Given problem:
Leave out the images and repeat the listing below without a single change.

Data segment:
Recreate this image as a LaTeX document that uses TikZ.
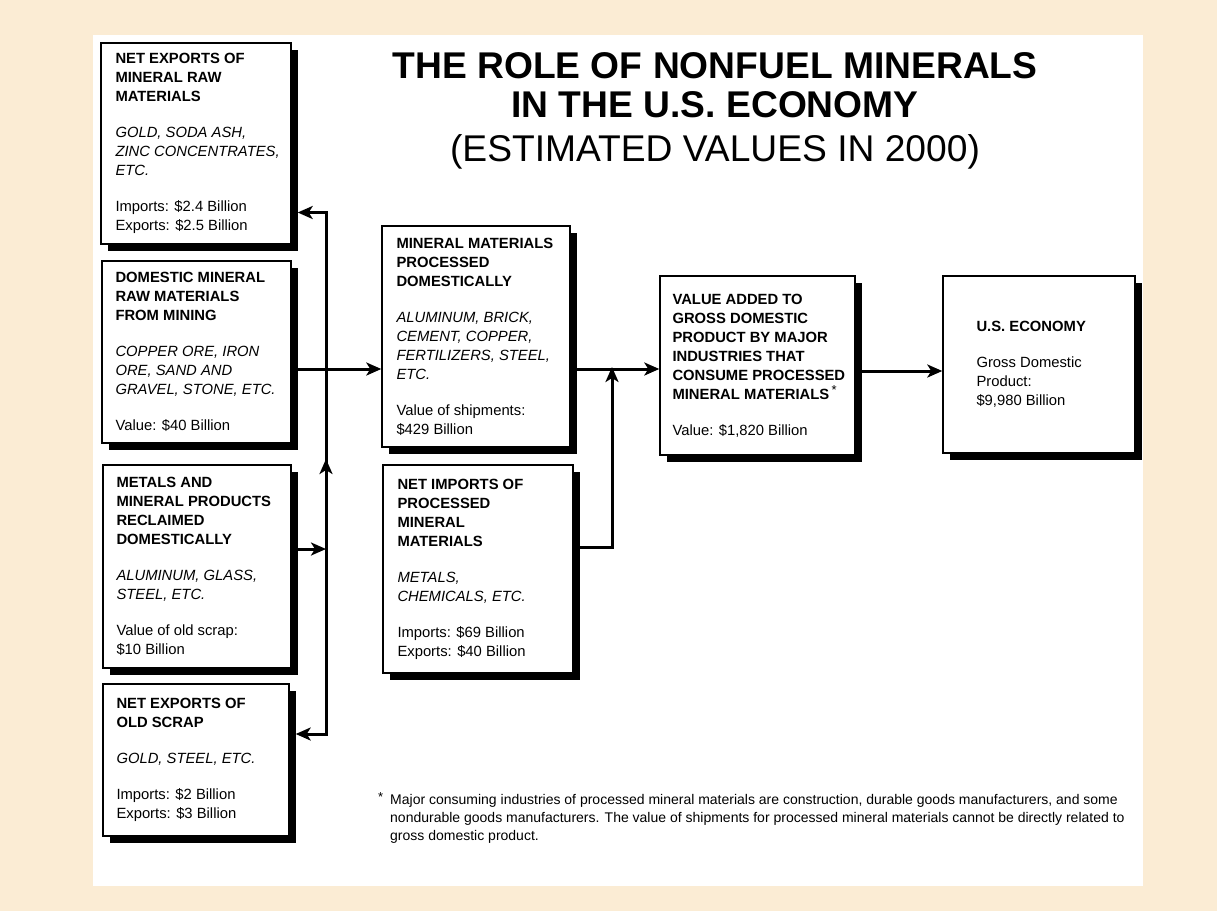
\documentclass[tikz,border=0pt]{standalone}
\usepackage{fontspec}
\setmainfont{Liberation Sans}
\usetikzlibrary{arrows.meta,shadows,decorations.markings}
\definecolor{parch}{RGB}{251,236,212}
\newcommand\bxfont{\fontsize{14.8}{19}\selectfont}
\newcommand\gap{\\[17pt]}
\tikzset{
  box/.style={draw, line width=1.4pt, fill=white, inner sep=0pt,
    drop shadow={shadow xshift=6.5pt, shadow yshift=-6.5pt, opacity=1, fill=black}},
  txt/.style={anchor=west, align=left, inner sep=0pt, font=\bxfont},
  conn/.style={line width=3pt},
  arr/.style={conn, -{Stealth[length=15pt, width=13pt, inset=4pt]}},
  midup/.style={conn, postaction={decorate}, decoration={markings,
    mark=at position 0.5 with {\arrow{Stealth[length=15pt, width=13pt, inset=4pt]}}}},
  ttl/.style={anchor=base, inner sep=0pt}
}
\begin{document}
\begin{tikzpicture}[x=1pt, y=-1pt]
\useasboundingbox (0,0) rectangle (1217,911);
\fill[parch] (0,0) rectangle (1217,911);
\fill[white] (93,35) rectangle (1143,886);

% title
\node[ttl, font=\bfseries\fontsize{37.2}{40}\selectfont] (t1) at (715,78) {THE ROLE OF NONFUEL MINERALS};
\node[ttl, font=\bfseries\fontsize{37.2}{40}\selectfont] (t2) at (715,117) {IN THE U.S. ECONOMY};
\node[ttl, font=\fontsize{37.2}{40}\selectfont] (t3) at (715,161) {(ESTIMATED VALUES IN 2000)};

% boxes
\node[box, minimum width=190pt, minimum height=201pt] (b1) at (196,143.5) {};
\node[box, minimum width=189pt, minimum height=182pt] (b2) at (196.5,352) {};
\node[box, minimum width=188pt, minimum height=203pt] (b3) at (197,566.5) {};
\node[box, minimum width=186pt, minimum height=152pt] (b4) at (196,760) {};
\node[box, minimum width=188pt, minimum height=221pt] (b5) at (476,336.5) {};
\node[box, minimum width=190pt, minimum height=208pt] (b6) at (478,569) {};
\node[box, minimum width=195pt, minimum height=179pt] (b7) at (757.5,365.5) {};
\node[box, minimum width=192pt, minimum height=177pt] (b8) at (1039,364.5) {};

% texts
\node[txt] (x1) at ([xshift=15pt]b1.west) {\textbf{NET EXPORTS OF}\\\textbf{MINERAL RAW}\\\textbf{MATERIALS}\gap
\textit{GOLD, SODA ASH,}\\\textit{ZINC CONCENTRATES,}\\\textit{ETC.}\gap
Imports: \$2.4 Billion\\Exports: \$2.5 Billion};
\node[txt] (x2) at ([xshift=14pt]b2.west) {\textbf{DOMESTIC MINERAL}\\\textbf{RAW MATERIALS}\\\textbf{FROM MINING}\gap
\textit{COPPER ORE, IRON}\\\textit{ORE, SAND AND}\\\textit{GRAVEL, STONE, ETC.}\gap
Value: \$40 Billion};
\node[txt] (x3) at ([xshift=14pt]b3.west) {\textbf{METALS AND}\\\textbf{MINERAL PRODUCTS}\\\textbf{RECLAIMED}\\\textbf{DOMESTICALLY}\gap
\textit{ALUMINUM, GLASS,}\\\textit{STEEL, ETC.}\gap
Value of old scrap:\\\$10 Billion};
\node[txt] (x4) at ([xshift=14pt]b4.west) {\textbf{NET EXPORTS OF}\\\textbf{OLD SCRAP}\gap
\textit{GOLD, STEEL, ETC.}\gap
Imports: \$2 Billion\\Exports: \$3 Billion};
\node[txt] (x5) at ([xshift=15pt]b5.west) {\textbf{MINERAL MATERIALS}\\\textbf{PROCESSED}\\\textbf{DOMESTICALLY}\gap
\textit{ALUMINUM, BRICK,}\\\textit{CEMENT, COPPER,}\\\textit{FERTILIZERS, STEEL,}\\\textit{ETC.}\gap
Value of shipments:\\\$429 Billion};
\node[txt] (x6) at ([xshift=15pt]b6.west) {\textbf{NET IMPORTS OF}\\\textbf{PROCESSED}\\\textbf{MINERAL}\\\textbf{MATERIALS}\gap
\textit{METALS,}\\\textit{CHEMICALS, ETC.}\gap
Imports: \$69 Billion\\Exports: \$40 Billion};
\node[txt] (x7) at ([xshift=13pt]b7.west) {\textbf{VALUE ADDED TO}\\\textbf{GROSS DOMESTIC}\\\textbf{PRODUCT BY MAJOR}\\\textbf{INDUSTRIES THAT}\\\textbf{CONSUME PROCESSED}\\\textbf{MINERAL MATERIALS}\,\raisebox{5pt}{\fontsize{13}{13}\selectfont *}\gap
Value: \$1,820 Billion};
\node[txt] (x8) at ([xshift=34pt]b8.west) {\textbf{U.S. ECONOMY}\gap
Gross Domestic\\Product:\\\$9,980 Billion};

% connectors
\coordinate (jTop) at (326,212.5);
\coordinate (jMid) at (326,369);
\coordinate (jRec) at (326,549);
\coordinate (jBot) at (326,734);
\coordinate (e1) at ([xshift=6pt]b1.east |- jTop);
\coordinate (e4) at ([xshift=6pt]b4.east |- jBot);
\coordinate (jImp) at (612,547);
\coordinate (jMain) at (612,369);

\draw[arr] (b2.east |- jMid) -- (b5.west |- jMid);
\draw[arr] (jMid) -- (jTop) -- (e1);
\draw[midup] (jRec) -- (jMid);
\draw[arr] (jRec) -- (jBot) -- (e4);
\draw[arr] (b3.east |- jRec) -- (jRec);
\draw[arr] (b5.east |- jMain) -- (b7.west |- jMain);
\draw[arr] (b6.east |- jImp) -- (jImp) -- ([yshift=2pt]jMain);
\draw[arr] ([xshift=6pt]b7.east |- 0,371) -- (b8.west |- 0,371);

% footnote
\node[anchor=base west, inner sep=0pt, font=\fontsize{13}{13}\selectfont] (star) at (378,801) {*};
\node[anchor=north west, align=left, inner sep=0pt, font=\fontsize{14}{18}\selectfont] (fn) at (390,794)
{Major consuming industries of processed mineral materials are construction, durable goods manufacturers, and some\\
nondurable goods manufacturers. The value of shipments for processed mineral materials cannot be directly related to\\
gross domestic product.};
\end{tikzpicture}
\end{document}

Result for this exercise:
Recreate this image as a LaTeX document that uses TikZ.
\documentclass[tikz,border=0pt]{standalone}
\usepackage{fontspec}
\setmainfont{Liberation Sans}
\usetikzlibrary{arrows.meta,shadows,decorations.markings}
\definecolor{parch}{RGB}{251,236,212}
\newcommand\bxfont{\fontsize{14.8}{19}\selectfont}
\newcommand\gap{\\[17pt]}
\tikzset{
  box/.style={draw, line width=1.4pt, fill=white, inner sep=0pt,
    drop shadow={shadow xshift=6.5pt, shadow yshift=-6.5pt, opacity=1, fill=black}},
  txt/.style={anchor=west, align=left, inner sep=0pt, font=\bxfont},
  conn/.style={line width=3pt},
  arr/.style={conn, -{Stealth[length=15pt, width=13pt, inset=4pt]}},
  midup/.style={conn, postaction={decorate}, decoration={markings,
    mark=at position 0.5 with {\arrow{Stealth[length=15pt, width=13pt, inset=4pt]}}}},
  ttl/.style={anchor=base, inner sep=0pt}
}
\begin{document}
\begin{tikzpicture}[x=1pt, y=-1pt]
\useasboundingbox (0,0) rectangle (1217,911);
\fill[parch] (0,0) rectangle (1217,911);
\fill[white] (93,35) rectangle (1143,886);

% title
\node[ttl, font=\bfseries\fontsize{37.2}{40}\selectfont] (t1) at (715,78) {THE ROLE OF NONFUEL MINERALS};
\node[ttl, font=\bfseries\fontsize{37.2}{40}\selectfont] (t2) at (715,117) {IN THE U.S. ECONOMY};
\node[ttl, font=\fontsize{37.2}{40}\selectfont] (t3) at (715,161) {(ESTIMATED VALUES IN 2000)};

% boxes
\node[box, minimum width=190pt, minimum height=201pt] (b1) at (196,143.5) {};
\node[box, minimum width=189pt, minimum height=182pt] (b2) at (196.5,352) {};
\node[box, minimum width=188pt, minimum height=203pt] (b3) at (197,566.5) {};
\node[box, minimum width=186pt, minimum height=152pt] (b4) at (196,760) {};
\node[box, minimum width=188pt, minimum height=221pt] (b5) at (476,336.5) {};
\node[box, minimum width=190pt, minimum height=208pt] (b6) at (478,569) {};
\node[box, minimum width=195pt, minimum height=179pt] (b7) at (757.5,365.5) {};
\node[box, minimum width=192pt, minimum height=177pt] (b8) at (1039,364.5) {};

% texts
\node[txt] (x1) at ([xshift=15pt]b1.west) {\textbf{NET EXPORTS OF}\\\textbf{MINERAL RAW}\\\textbf{MATERIALS}\gap
\textit{GOLD, SODA ASH,}\\\textit{ZINC CONCENTRATES,}\\\textit{ETC.}\gap
Imports: \$2.4 Billion\\Exports: \$2.5 Billion};
\node[txt] (x2) at ([xshift=14pt]b2.west) {\textbf{DOMESTIC MINERAL}\\\textbf{RAW MATERIALS}\\\textbf{FROM MINING}\gap
\textit{COPPER ORE, IRON}\\\textit{ORE, SAND AND}\\\textit{GRAVEL, STONE, ETC.}\gap
Value: \$40 Billion};
\node[txt] (x3) at ([xshift=14pt]b3.west) {\textbf{METALS AND}\\\textbf{MINERAL PRODUCTS}\\\textbf{RECLAIMED}\\\textbf{DOMESTICALLY}\gap
\textit{ALUMINUM, GLASS,}\\\textit{STEEL, ETC.}\gap
Value of old scrap:\\\$10 Billion};
\node[txt] (x4) at ([xshift=14pt]b4.west) {\textbf{NET EXPORTS OF}\\\textbf{OLD SCRAP}\gap
\textit{GOLD, STEEL, ETC.}\gap
Imports: \$2 Billion\\Exports: \$3 Billion};
\node[txt] (x5) at ([xshift=15pt]b5.west) {\textbf{MINERAL MATERIALS}\\\textbf{PROCESSED}\\\textbf{DOMESTICALLY}\gap
\textit{ALUMINUM, BRICK,}\\\textit{CEMENT, COPPER,}\\\textit{FERTILIZERS, STEEL,}\\\textit{ETC.}\gap
Value of shipments:\\\$429 Billion};
\node[txt] (x6) at ([xshift=15pt]b6.west) {\textbf{NET IMPORTS OF}\\\textbf{PROCESSED}\\\textbf{MINERAL}\\\textbf{MATERIALS}\gap
\textit{METALS,}\\\textit{CHEMICALS, ETC.}\gap
Imports: \$69 Billion\\Exports: \$40 Billion};
\node[txt] (x7) at ([xshift=13pt]b7.west) {\textbf{VALUE ADDED TO}\\\textbf{GROSS DOMESTIC}\\\textbf{PRODUCT BY MAJOR}\\\textbf{INDUSTRIES THAT}\\\textbf{CONSUME PROCESSED}\\\textbf{MINERAL MATERIALS}\,\raisebox{5pt}{\fontsize{13}{13}\selectfont *}\gap
Value: \$1,820 Billion};
\node[txt] (x8) at ([xshift=34pt]b8.west) {\textbf{U.S. ECONOMY}\gap
Gross Domestic\\Product:\\\$9,980 Billion};

% connectors
\coordinate (jTop) at (326,212.5);
\coordinate (jMid) at (326,369);
\coordinate (jRec) at (326,549);
\coordinate (jBot) at (326,734);
\coordinate (e1) at ([xshift=6pt]b1.east |- jTop);
\coordinate (e4) at ([xshift=6pt]b4.east |- jBot);
\coordinate (jImp) at (612,547);
\coordinate (jMain) at (612,369);

\draw[arr] (b2.east |- jMid) -- (b5.west |- jMid);
\draw[arr] (jMid) -- (jTop) -- (e1);
\draw[midup] (jRec) -- (jMid);
\draw[arr] (jRec) -- (jBot) -- (e4);
\draw[arr] (b3.east |- jRec) -- (jRec);
\draw[arr] (b5.east |- jMain) -- (b7.west |- jMain);
\draw[arr] (b6.east |- jImp) -- (jImp) -- ([yshift=2pt]jMain);
\draw[arr] ([xshift=6pt]b7.east |- 0,371) -- (b8.west |- 0,371);

% footnote
\node[anchor=base west, inner sep=0pt, font=\fontsize{13}{13}\selectfont] (star) at (378,801) {*};
\node[anchor=north west, align=left, inner sep=0pt, font=\fontsize{14}{18}\selectfont] (fn) at (390,794)
{Major consuming industries of processed mineral materials are construction, durable goods manufacturers, and some\\
nondurable goods manufacturers. The value of shipments for processed mineral materials cannot be directly related to\\
gross domestic product.};
\end{tikzpicture}
\end{document}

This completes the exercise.